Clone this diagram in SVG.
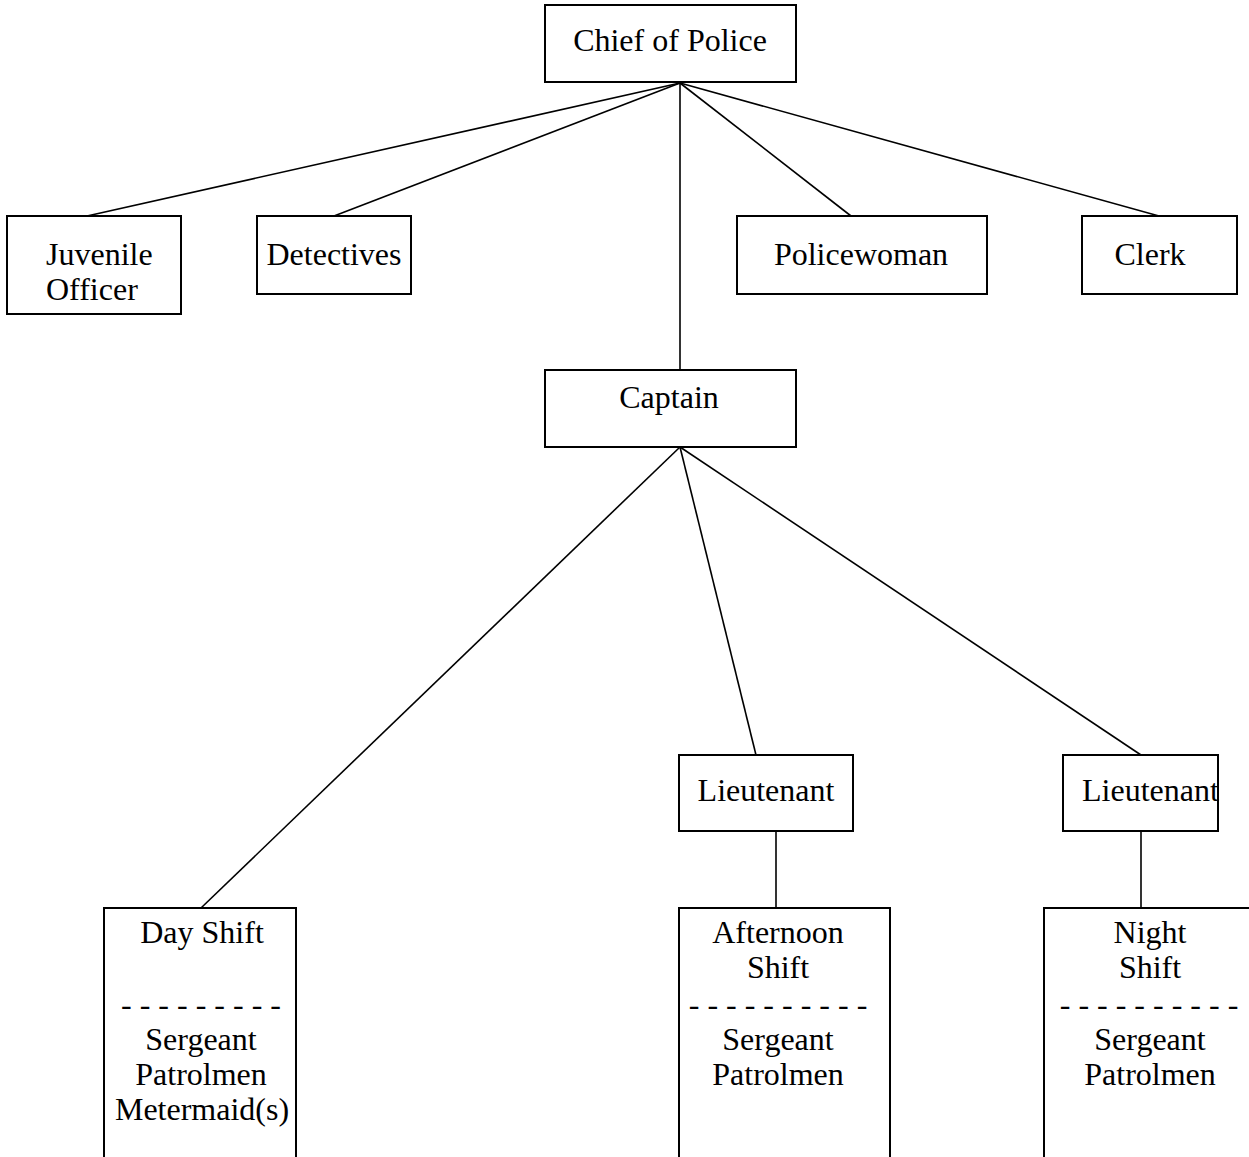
<svg xmlns="http://www.w3.org/2000/svg" width="1249" height="1157" viewBox="0 0 1249 1157">
<style>
.box{fill:#fff;stroke:#000;stroke-width:2}
.ln{stroke:#000;stroke-width:1.6;fill:none}
text{font-family:"Liberation Serif","Times New Roman",serif;font-size:32px;fill:#000}
.c{text-anchor:middle}
</style>
<rect width="1249" height="1157" fill="#fff"/>
<g id="connectors">
<line class="ln" x1="680" y1="83" x2="87" y2="216"/>
<line class="ln" x1="680" y1="83" x2="334" y2="216"/>
<line class="ln" x1="680" y1="83" x2="680" y2="370"/>
<line class="ln" x1="680" y1="83" x2="851" y2="216"/>
<line class="ln" x1="680" y1="83" x2="1159" y2="216"/>
<line class="ln" x1="680" y1="447" x2="201" y2="908"/>
<line class="ln" x1="680" y1="447" x2="756" y2="755"/>
<line class="ln" x1="680" y1="447" x2="1141" y2="755"/>
<line class="ln" x1="776" y1="831" x2="776" y2="908"/>
<line class="ln" x1="1141" y1="831" x2="1141" y2="908"/>
</g>
<g id="chief">
<rect class="box" x="545" y="5" width="251" height="77"/>
<text class="c" x="670" y="51">Chief of Police</text>
</g>
<g id="juvenile">
<rect class="box" x="7" y="216" width="174" height="98"/>
<text x="46" y="265">Juvenile</text>
<text x="46" y="300">Officer</text>
</g>
<g id="detectives">
<rect class="box" x="257" y="216" width="154" height="78"/>
<text class="c" x="334" y="265">Detectives</text>
</g>
<g id="policewoman">
<rect class="box" x="737" y="216" width="250" height="78"/>
<text class="c" x="861" y="265">Policewoman</text>
</g>
<g id="clerk">
<rect class="box" x="1082" y="216" width="155" height="78"/>
<text class="c" x="1150" y="265">Clerk</text>
</g>
<g id="captain">
<rect class="box" x="545" y="370" width="251" height="77"/>
<text class="c" x="669" y="408">Captain</text>
</g>
<g id="lieutenant1">
<rect class="box" x="679" y="755" width="174" height="76"/>
<text class="c" x="766" y="801">Lieutenant</text>
</g>
<g id="lieutenant2">
<rect class="box" x="1063" y="755" width="155" height="76"/>
<text x="1082" y="801">Lieutenant</text>
</g>
<g id="dayshift">
<rect class="box" x="104" y="908" width="192" height="270"/>
<text class="c" x="202" y="943">Day Shift</text>
<text class="c" x="201" y="1015">- - - - - - - - -</text>
<text class="c" x="201" y="1050">Sergeant</text>
<text class="c" x="201" y="1085">Patrolmen</text>
<text class="c" x="202" y="1120">Metermaid(s)</text>
</g>
<g id="afternoonshift">
<rect class="box" x="679" y="908" width="211" height="270"/>
<text class="c" x="778" y="943">Afternoon</text>
<text class="c" x="778" y="978">Shift</text>
<text class="c" x="778" y="1015">- - - - - - - - - -</text>
<text class="c" x="778" y="1050">Sergeant</text>
<text class="c" x="778" y="1085">Patrolmen</text>
</g>
<g id="nightshift">
<rect class="box" x="1044" y="908" width="220" height="270"/>
<text class="c" x="1150" y="943">Night</text>
<text class="c" x="1150" y="978">Shift</text>
<text class="c" x="1149" y="1015">- - - - - - - - - -</text>
<text class="c" x="1150" y="1050">Sergeant</text>
<text class="c" x="1150" y="1085">Patrolmen</text>
</g>
</svg>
········
WHAT IS EXPECTED: Skip every picture and transcribe the data above exactly.

WRITTEN REPLY:
Clone this diagram in SVG.
<svg xmlns="http://www.w3.org/2000/svg" width="1249" height="1157" viewBox="0 0 1249 1157">
<style>
.box{fill:#fff;stroke:#000;stroke-width:2}
.ln{stroke:#000;stroke-width:1.6;fill:none}
text{font-family:"Liberation Serif","Times New Roman",serif;font-size:32px;fill:#000}
.c{text-anchor:middle}
</style>
<rect width="1249" height="1157" fill="#fff"/>
<g id="connectors">
<line class="ln" x1="680" y1="83" x2="87" y2="216"/>
<line class="ln" x1="680" y1="83" x2="334" y2="216"/>
<line class="ln" x1="680" y1="83" x2="680" y2="370"/>
<line class="ln" x1="680" y1="83" x2="851" y2="216"/>
<line class="ln" x1="680" y1="83" x2="1159" y2="216"/>
<line class="ln" x1="680" y1="447" x2="201" y2="908"/>
<line class="ln" x1="680" y1="447" x2="756" y2="755"/>
<line class="ln" x1="680" y1="447" x2="1141" y2="755"/>
<line class="ln" x1="776" y1="831" x2="776" y2="908"/>
<line class="ln" x1="1141" y1="831" x2="1141" y2="908"/>
</g>
<g id="chief">
<rect class="box" x="545" y="5" width="251" height="77"/>
<text class="c" x="670" y="51">Chief of Police</text>
</g>
<g id="juvenile">
<rect class="box" x="7" y="216" width="174" height="98"/>
<text x="46" y="265">Juvenile</text>
<text x="46" y="300">Officer</text>
</g>
<g id="detectives">
<rect class="box" x="257" y="216" width="154" height="78"/>
<text class="c" x="334" y="265">Detectives</text>
</g>
<g id="policewoman">
<rect class="box" x="737" y="216" width="250" height="78"/>
<text class="c" x="861" y="265">Policewoman</text>
</g>
<g id="clerk">
<rect class="box" x="1082" y="216" width="155" height="78"/>
<text class="c" x="1150" y="265">Clerk</text>
</g>
<g id="captain">
<rect class="box" x="545" y="370" width="251" height="77"/>
<text class="c" x="669" y="408">Captain</text>
</g>
<g id="lieutenant1">
<rect class="box" x="679" y="755" width="174" height="76"/>
<text class="c" x="766" y="801">Lieutenant</text>
</g>
<g id="lieutenant2">
<rect class="box" x="1063" y="755" width="155" height="76"/>
<text x="1082" y="801">Lieutenant</text>
</g>
<g id="dayshift">
<rect class="box" x="104" y="908" width="192" height="270"/>
<text class="c" x="202" y="943">Day Shift</text>
<text class="c" x="201" y="1015">- - - - - - - - -</text>
<text class="c" x="201" y="1050">Sergeant</text>
<text class="c" x="201" y="1085">Patrolmen</text>
<text class="c" x="202" y="1120">Metermaid(s)</text>
</g>
<g id="afternoonshift">
<rect class="box" x="679" y="908" width="211" height="270"/>
<text class="c" x="778" y="943">Afternoon</text>
<text class="c" x="778" y="978">Shift</text>
<text class="c" x="778" y="1015">- - - - - - - - - -</text>
<text class="c" x="778" y="1050">Sergeant</text>
<text class="c" x="778" y="1085">Patrolmen</text>
</g>
<g id="nightshift">
<rect class="box" x="1044" y="908" width="220" height="270"/>
<text class="c" x="1150" y="943">Night</text>
<text class="c" x="1150" y="978">Shift</text>
<text class="c" x="1149" y="1015">- - - - - - - - - -</text>
<text class="c" x="1150" y="1050">Sergeant</text>
<text class="c" x="1150" y="1085">Patrolmen</text>
</g>
</svg>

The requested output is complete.